As the eternal seconds slipped slowly into history, with the last ounce of His waning strength, His regal body straightened and with arms outstretched like a conquering king instead of a dying criminal, His voice, rich and deep, rolled forth into the depths of hell’s abyss and up into the heights of heaven’s paradise with one defining word, “Tetelesti.” It is finished! The eternal transaction was paid – paid in full! And then His head dropped, His body sagged, and He died, alone on the cross.

Three days later, Jesus Christ would emerge victorious from death’s fist with the keys of hell and death. No longer would sin reign unchallenged as king. Today we celebrate in reverence the grace, the mercy, the righteousness, and the life purchased in the pain of Golgotha’s Cross. Today we celebrate the Risen Savior who took our forsaken place in the darkness and so that we could live forgiven in the Light.

Honoring a Fallen Hero

Reality has a way of shaking all of us out of the lethargy of the comfortable life of freedom we all experience here in the good ole U. S. of A. Turning onto Highway 80 on the way back from lunch I noticed a fire truck sitting in a rather unusual location. “That’s odd,” I thought, but then it dawned on me why. Today, a hero was returning to town, but not in the way everyone had planned. Crowds of people were parking on either side of the four-lane and hurrying to their positions along the grassy shoulders with American flags of all sizes in hand.

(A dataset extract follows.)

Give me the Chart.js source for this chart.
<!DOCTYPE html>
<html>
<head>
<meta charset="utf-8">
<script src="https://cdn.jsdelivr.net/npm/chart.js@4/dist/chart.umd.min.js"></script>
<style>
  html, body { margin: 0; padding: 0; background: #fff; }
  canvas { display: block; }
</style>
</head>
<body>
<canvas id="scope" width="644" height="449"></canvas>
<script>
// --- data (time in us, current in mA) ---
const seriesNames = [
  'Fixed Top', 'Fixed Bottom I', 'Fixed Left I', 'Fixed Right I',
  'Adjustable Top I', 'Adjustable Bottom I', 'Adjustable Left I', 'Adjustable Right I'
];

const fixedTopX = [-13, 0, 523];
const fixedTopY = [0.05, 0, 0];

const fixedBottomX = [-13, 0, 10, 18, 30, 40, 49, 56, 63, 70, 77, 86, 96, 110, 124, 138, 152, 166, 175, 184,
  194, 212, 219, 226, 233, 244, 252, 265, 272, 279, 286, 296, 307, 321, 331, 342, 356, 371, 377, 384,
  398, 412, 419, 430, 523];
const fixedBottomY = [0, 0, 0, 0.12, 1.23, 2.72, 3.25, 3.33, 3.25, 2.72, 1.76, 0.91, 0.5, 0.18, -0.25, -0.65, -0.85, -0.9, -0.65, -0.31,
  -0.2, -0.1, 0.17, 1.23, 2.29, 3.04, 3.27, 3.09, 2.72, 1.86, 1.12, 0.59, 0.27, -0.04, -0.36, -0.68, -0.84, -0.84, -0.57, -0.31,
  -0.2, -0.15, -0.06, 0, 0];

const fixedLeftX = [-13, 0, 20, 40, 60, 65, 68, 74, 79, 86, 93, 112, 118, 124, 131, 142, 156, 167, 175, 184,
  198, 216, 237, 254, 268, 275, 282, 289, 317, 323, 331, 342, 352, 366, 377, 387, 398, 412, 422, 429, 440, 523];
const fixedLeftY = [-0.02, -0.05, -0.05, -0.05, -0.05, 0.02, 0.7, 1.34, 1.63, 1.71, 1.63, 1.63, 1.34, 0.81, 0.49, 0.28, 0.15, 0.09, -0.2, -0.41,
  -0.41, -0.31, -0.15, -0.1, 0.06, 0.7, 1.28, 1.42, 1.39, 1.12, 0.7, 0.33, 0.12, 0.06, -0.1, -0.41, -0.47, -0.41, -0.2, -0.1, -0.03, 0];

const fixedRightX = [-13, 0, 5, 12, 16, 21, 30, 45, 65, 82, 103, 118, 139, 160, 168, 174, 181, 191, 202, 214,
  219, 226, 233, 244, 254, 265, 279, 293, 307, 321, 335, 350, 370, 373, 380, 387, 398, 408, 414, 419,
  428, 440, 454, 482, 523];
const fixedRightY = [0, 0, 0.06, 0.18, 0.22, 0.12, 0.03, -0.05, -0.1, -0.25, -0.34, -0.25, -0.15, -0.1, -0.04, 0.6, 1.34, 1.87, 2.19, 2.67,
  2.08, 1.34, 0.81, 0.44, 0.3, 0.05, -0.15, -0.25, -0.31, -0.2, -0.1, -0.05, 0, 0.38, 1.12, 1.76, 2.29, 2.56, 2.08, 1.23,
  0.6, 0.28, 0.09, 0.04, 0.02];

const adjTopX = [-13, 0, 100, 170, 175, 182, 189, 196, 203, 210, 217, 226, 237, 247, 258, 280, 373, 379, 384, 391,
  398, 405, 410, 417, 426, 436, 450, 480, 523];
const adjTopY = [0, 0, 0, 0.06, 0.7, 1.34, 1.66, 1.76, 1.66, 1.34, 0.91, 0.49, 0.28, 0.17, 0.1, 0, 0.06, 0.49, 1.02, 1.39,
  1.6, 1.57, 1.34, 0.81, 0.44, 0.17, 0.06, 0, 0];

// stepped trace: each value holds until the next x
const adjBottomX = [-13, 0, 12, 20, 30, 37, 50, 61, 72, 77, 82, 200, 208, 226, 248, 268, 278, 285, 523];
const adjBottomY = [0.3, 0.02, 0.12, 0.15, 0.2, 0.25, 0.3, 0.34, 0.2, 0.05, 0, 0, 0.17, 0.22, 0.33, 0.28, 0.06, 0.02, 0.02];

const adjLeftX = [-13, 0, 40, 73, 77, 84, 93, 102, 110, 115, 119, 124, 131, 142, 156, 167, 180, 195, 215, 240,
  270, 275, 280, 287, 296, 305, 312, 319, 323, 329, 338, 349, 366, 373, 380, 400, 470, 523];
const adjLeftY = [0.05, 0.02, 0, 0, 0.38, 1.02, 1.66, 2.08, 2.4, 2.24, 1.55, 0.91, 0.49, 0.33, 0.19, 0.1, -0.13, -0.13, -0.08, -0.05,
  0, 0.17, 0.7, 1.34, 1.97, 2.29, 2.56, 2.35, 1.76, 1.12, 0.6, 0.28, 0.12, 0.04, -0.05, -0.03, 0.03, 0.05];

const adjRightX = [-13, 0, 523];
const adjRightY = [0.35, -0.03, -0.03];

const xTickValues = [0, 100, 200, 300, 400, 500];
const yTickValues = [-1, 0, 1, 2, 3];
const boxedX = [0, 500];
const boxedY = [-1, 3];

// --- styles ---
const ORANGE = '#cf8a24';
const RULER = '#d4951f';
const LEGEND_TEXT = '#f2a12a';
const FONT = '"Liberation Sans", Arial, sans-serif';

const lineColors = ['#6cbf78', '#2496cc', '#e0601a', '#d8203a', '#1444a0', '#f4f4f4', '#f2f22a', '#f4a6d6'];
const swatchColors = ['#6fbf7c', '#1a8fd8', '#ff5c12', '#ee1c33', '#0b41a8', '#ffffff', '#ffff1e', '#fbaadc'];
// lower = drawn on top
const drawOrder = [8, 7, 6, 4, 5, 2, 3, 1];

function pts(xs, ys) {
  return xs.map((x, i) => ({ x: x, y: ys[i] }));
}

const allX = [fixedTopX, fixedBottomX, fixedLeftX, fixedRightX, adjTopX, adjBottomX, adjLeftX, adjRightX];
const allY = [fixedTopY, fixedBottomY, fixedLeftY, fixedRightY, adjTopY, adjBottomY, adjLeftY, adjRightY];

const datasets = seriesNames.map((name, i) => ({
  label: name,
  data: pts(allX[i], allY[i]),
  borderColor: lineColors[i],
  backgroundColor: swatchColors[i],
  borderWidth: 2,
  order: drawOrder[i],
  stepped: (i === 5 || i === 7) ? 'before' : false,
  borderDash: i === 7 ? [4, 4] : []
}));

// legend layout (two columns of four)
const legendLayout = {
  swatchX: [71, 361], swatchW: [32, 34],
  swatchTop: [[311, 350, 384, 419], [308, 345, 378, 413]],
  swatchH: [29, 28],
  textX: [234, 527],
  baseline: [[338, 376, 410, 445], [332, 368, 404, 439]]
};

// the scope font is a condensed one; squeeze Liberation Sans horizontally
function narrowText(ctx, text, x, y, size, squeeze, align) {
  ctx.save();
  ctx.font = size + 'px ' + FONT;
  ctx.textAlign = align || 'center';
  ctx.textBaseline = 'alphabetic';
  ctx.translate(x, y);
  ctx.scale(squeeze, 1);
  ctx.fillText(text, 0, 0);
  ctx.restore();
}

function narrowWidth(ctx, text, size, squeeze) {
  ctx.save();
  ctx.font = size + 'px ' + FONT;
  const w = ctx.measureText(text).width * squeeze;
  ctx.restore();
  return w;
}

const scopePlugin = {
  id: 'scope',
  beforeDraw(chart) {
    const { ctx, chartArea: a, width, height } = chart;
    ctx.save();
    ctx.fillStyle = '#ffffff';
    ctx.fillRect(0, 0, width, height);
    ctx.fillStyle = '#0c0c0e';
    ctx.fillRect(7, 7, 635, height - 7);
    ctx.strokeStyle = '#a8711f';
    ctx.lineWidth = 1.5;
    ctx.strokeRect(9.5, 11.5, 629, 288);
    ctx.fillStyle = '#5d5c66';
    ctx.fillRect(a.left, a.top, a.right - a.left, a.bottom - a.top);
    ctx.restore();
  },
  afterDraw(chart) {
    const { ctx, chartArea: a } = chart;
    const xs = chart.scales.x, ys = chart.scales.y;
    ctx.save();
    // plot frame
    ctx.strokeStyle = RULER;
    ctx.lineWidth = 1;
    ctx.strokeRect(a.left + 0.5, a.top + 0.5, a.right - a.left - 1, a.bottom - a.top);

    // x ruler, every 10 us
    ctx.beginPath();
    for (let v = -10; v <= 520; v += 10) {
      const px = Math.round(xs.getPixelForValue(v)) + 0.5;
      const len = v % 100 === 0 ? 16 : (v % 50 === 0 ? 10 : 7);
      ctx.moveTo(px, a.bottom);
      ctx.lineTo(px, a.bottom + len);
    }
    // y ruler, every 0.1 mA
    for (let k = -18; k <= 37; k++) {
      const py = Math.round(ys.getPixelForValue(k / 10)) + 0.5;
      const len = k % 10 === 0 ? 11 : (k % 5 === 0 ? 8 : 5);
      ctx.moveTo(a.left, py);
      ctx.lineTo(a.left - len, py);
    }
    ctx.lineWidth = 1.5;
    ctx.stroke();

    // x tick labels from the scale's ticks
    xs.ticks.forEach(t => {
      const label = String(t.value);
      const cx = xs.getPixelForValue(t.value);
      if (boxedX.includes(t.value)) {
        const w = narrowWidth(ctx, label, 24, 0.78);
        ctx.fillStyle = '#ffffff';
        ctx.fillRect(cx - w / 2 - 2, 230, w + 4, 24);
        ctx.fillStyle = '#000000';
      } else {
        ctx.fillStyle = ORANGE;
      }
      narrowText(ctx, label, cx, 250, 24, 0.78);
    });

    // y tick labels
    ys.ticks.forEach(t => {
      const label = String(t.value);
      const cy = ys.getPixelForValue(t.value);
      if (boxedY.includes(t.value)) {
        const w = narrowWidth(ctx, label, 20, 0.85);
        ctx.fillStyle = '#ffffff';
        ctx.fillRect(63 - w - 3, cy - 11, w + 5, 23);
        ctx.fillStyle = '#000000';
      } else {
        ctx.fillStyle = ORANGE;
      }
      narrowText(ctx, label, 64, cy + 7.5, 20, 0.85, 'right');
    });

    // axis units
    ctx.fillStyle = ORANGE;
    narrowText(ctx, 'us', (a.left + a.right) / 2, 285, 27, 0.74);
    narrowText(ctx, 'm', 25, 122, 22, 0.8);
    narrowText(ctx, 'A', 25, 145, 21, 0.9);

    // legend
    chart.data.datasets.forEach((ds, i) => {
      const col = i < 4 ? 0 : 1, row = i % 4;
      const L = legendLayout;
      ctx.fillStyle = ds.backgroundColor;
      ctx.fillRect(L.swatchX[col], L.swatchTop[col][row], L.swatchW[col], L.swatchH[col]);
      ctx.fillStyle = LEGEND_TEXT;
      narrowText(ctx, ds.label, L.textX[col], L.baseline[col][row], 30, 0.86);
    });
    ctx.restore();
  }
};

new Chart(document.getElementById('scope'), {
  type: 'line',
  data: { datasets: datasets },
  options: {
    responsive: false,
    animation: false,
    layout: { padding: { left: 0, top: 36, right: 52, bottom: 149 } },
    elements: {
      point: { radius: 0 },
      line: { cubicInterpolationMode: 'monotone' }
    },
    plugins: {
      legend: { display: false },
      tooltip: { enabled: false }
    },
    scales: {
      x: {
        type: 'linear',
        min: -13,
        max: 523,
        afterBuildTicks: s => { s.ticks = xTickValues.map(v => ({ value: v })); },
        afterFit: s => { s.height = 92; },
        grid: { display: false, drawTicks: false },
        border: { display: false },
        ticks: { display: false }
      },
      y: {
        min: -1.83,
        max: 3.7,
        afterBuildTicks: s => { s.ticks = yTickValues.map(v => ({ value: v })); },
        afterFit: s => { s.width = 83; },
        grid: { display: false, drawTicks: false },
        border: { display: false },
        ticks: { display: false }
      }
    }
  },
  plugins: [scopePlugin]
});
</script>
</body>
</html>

Police cars were positioned at every intersection, ready to move into position and block off the traffic on command. They were awaiting a hearse bearing the flag draped coffin of a fallen warrior on his return from an unpronounceable battlefield located in a foreign country halfway around the world.

The feeling that overwhelmed me at that moment was one I had experienced only once before almost 18 years ago, as the small navy skiff pulled up and I stepped out onto the U. S. S. Arizona Memorial in Pearl Harbor. Now, like then, I was overcome, almost choking on the surge of raw emotions. Tears filled my eyes, and for a moment I couldn’t get my breath, as waves of grief washed over me and I struggled to keep my truck on the road. As quickly as it had welled up it was gone, and a peace descended marked by a deep and distinct sense of gratitude, pride, and humility.

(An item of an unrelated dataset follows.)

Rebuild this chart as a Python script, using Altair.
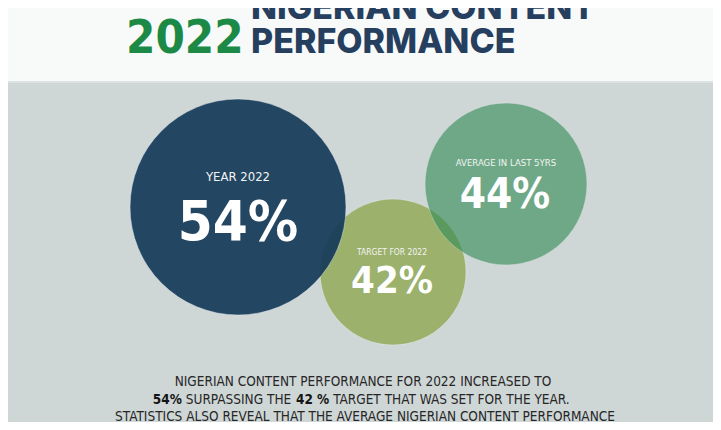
import altair as alt
import pandas as pd

# ---------------- data ----------------
labels = ["YEAR 2022", "TARGET FOR 2022", "AVERAGE IN LAST 5YRS"]
values = [54, 42, 44]
title_year = "2022"
title_lines = ["NIGERIAN CONTENT", "PERFORMANCE"]
body_line1 = "NIGERIAN CONTENT PERFORMANCE FOR 2022 INCREASED TO"
body_line2 = ["54%", "SURPASSING THE", "42 %", "TARGET THAT WAS SET FOR THE YEAR."]
body_line2_bold = [True, False, True, False]
body_line3 = "STATISTICS ALSO REVEAL  THAT THE AVERAGE NIGERIAN CONTENT PERFORMANCE"

# ---------------- layout (reference pixel space) ----------------
W, H = 721, 430
M = 8
circ_cx = [238, 393, 506]
circ_cy = [207, 272, 184]
circ_r = [108, 73, 81]
circ_color = ["#153a5a", "#9bb16c", "#358d58"]
circ_opacity = [0.92, 1.0, 0.62]
draw_order = [1, 2, 0]

COND = "DejaVu Sans Condensed, sans-serif"
HEAD = "Inter, Open Sans, sans-serif"
BODY_FS = 13.5

# approximate advance widths (em) of DejaVu Sans; condensed = 0.9x
_REG = dict(zip("ABCDEFGHIJKLMNOPQRSTUVWXYZ",
                [.684, .686, .698, .770, .632, .575, .775, .752, .295, .295, .656, .557, .863,
                 .748, .787, .603, .787, .695, .635, .611, .732, .684, .989, .685, .611, .685]))
_REG.update({" ": .318, ".": .318, "%": .950})
_REG.update({d: .636 for d in "0123456789"})
_BOLD_SCALE = 1.1


def text_w(s, fs, bold=False):
    w = 0.0
    for ch in s:
        if bold and ch.isdigit():
            w += .696
        elif bold and ch == "%":
            w += 1.002
        elif bold and ch == " ":
            w += .348
        else:
            w += _REG.get(ch, .6) * (_BOLD_SCALE if bold else 1.0)
    return w * 0.9 * fs


xs = alt.Scale(domain=[M, W - M], range=[0, W - 2 * M])
ys = alt.Scale(domain=[M, H - M], range=[0, H - 2 * M])


def X(f="x"):
    return alt.X(f"{f}:Q", scale=xs, axis=None)


def Y(f="y"):
    return alt.Y(f"{f}:Q", scale=ys, axis=None)


# header band
header = alt.Chart(pd.DataFrame({"x": [0], "x2": [W], "y": [0], "y2": [81]})).mark_rect(
    color="#f8fafa"
).encode(x=X(), x2="x2:Q", y=Y(), y2="y2:Q")
header_line = alt.Chart(pd.DataFrame({"x": [0], "x2": [W], "y": [81], "y2": [83]})).mark_rect(
    color="#dde2e2"
).encode(x=X(), x2="x2:Q", y=Y(), y2="y2:Q")

layers = [header, header_line]

# circles
for i in draw_order:
    d = pd.DataFrame({"label": [labels[i]], "value": [values[i]], "x": [circ_cx[i]],
                      "y": [circ_cy[i]], "s": [(2 * circ_r[i]) ** 2]})
    layers.append(
        alt.Chart(d).mark_circle(color=circ_color[i], opacity=circ_opacity[i],
                                 stroke="#e6eef2", strokeWidth=0.8, strokeOpacity=0.6)
        .encode(x=X(), y=Y(), size=alt.Size("s:Q", scale=None, legend=None))
    )

# circle texts
lab_df = pd.DataFrame({
    "text": labels,
    "x": [238, 392, 506],
    "y": [181, 255, 166],
    "fs": [13, 8.5, 9.5],
})
val_df = pd.DataFrame({
    "text": [f"{v}%" for v in values],
    "x": [238, 392, 505],
    "y": [240, 293, 208],
    "fs": [56, 38, 42],
})
layers.append(alt.Chart(lab_df).mark_text(font=COND, color="#f2f4f2", align="center",
                                          baseline="alphabetic")
              .encode(x=X(), y=Y(), text="text:N",
                      size=alt.Size("fs:Q", scale=None, legend=None)))
layers.append(alt.Chart(val_df).mark_text(font=COND, fontWeight="bold", color="#ffffff",
                                          align="center", baseline="alphabetic")
              .encode(x=X(), y=Y(), text="text:N",
                      size=alt.Size("fs:Q", scale=None, legend=None)))

# title
yr_df = pd.DataFrame({"text": [title_year], "x": [126], "y": [53]})
layers.append(alt.Chart(yr_df).mark_text(font=COND, fontWeight="bold", fontSize=47,
                                         color="#1c8a46", align="left", baseline="alphabetic")
              .encode(x=X(), y=Y(), text="text:N"))
tl_df = pd.DataFrame({"text": title_lines, "x": [251, 251], "y": [19, 53]})
layers.append(alt.Chart(tl_df).mark_text(font=HEAD, fontWeight=800, fontSize=34,
                                         color="#263f5f", align="left", baseline="alphabetic")
              .encode(x=X(), y=Y(), text="text:N"))

# body text
CX = 363
b_df = pd.DataFrame({"text": [body_line1, body_line3], "x": [CX, 365], "y": [386, 421]})
layers.append(alt.Chart(b_df).mark_text(font=COND, fontSize=BODY_FS, color="#262626",
                                        align="center", baseline="alphabetic")
              .encode(x=X(), y=Y(), text="text:N"))

space_w = text_w(" ", BODY_FS)
seg_w = [text_w(t, BODY_FS, b) for t, b in zip(body_line2, body_line2_bold)]
total = sum(seg_w) + space_w * (len(seg_w) - 1)
start = CX - total / 2
seg_x = []
for w in seg_w:
    seg_x.append(start)
    start += w + space_w
reg_df = pd.DataFrame({"text": [t for t, b in zip(body_line2, body_line2_bold) if not b],
                       "x": [x for x, b in zip(seg_x, body_line2_bold) if not b], "y": 403.5})
bold_df = pd.DataFrame({"text": [t for t, b in zip(body_line2, body_line2_bold) if b],
                        "x": [x for x, b in zip(seg_x, body_line2_bold) if b], "y": 403.5})
layers.append(alt.Chart(reg_df).mark_text(font=COND, fontSize=BODY_FS, color="#262626",
                                          align="left", baseline="alphabetic")
              .encode(x=X(), y=Y(), text="text:N"))
layers.append(alt.Chart(bold_df).mark_text(font=COND, fontSize=BODY_FS, fontWeight="bold",
                                           color="#141414", align="left", baseline="alphabetic")
              .encode(x=X(), y=Y(), text="text:N"))

chart = alt.layer(*layers).properties(
    width=W - 2 * M, height=H - 2 * M, background="#cfd6d6",
    autosize=alt.AutoSizeParams(type="none"), padding=0
).configure_view(stroke=None)

chart.save("out.html", embed_options={"renderer": "svg", "actions": False})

I am grateful for the men and women who have and are serving this country. Everything I enjoy on a daily basis has been purchased by their sacrifice. That selfless attitude I’ve seen expressed as mommas and daddies kissed their sons and daughters goodbye and watched as these brave soldiers go off to war elicits a deep sense of pride in the heritage of sacrifice woven into the very fabric of my country. And…I am humbled that any person would willingly put their life on the line so that I might enjoy the abundance and joy of freedom. On days like today, its staggering cost is a weighty reality. Freedom is never free, and its fee is eternal vigilance and the sacrifice of blood.

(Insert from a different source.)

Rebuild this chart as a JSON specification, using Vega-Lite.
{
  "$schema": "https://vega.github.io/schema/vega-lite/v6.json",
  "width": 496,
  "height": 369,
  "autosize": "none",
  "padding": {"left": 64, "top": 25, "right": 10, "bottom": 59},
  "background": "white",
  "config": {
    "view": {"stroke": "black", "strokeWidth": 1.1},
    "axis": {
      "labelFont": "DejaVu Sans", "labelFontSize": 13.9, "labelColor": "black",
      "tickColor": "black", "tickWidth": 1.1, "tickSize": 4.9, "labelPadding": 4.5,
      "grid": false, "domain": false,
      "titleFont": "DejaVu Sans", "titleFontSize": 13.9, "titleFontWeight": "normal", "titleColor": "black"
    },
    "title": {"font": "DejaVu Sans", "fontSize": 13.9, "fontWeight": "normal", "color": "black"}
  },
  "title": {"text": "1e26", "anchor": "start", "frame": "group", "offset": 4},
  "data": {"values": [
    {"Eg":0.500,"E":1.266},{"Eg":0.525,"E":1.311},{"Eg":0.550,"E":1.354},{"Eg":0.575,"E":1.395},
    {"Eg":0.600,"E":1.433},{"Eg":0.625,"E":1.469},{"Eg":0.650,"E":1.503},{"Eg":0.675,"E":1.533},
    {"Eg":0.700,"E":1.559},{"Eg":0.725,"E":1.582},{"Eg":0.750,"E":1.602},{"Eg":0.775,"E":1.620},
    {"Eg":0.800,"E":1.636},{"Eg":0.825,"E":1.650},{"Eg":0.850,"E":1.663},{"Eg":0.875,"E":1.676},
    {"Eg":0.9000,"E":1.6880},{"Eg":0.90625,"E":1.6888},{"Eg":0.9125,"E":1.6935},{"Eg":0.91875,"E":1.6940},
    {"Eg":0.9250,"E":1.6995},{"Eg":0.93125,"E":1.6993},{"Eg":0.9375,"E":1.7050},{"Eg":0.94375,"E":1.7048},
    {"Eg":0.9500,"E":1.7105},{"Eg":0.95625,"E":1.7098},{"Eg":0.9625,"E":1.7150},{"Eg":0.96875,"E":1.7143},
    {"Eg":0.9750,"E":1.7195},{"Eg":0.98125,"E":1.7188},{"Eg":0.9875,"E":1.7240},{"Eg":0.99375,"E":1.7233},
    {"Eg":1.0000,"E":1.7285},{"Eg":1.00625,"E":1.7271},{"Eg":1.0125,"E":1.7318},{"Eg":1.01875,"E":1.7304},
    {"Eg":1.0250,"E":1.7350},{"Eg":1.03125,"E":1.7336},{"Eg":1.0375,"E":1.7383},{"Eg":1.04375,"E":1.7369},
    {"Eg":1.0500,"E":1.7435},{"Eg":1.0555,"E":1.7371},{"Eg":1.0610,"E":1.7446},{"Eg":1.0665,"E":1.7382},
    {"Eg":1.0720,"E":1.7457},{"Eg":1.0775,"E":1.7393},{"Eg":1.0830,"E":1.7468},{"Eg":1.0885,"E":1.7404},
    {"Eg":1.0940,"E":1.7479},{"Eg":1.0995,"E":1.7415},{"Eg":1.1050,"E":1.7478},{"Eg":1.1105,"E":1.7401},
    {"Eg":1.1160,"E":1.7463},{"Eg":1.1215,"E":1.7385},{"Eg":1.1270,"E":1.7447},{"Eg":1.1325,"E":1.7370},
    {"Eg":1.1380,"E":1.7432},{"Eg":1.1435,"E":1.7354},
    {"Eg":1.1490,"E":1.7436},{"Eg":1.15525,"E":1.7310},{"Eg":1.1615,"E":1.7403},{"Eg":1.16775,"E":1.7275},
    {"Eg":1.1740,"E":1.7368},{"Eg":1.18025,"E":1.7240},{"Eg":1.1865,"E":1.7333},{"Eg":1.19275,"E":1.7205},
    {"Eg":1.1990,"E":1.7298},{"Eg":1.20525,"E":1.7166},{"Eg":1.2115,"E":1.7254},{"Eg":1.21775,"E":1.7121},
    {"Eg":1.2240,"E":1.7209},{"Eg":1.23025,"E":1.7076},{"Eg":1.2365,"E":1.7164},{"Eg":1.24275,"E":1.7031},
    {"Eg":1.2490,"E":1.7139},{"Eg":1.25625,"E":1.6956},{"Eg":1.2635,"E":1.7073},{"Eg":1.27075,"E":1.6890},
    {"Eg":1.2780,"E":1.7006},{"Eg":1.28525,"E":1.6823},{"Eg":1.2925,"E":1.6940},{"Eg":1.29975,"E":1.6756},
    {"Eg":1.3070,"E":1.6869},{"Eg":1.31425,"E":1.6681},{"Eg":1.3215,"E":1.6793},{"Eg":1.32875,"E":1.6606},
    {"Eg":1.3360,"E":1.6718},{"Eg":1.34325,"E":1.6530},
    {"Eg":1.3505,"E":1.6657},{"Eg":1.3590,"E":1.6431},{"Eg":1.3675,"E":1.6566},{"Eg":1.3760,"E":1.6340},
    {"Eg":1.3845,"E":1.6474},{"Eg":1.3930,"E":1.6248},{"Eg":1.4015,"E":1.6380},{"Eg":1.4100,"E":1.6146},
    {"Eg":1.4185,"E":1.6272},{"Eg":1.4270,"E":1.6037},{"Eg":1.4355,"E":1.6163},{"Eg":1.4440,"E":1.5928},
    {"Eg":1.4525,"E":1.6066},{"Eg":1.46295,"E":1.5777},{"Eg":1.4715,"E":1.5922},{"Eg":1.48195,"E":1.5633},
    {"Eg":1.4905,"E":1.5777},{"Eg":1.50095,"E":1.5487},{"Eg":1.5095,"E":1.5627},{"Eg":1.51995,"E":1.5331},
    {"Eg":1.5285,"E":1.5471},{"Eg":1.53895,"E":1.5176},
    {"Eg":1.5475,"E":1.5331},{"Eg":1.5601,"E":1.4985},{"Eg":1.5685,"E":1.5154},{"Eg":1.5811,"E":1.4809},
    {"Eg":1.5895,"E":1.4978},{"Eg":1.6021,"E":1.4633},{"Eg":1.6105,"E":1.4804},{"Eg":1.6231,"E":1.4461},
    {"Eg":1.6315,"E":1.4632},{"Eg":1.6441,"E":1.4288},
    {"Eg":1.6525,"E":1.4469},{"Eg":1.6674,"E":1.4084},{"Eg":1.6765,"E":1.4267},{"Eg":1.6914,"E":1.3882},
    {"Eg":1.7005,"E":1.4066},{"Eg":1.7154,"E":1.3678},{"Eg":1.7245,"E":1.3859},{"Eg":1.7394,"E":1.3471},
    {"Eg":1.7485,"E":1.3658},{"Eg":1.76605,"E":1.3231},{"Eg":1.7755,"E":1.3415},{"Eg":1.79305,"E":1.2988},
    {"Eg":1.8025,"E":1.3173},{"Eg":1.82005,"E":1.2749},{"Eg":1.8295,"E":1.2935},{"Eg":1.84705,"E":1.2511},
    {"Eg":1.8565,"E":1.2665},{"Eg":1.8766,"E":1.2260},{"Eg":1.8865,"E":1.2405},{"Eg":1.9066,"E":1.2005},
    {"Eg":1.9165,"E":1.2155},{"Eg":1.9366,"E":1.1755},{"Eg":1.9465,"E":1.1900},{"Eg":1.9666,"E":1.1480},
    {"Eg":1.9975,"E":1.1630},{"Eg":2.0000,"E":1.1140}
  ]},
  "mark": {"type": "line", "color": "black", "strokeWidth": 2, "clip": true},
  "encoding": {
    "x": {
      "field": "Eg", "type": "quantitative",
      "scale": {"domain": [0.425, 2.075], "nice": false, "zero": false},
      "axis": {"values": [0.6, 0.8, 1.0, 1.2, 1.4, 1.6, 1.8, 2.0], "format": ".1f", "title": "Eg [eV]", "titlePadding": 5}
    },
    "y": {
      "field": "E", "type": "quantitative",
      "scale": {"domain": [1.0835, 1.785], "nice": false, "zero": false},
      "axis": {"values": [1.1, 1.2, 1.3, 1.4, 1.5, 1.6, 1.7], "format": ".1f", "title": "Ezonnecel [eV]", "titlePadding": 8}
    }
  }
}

No feeble word of human tongue can lessen the grief or pain of this family. Only the Holy Spirit’s intimate ministry of healing comfort, the love and support of family, church, and friends, and the passing of time will bring solace to the pain they are experiencing. Though one thing is evident by what I witnessed today—this precious family will not suffer alone. This community has joined them with their prayers, love, and support.

I was struck by the sincere and simple ways the people of Brandon honored Staff Sgt. Jason Rogers along the road today. Those solemn resolute postures, the crisp salutes, the gentle waves, the fluttering flags, and the tear-filled faces all communicated the same message: “Thank you!” There are moments in life when the silence speaks far more than any words can ever say. Today its shout echoed its gratitude for a fallen son of Mississippi—a hero who has paid the ultimate price. Semper Fi!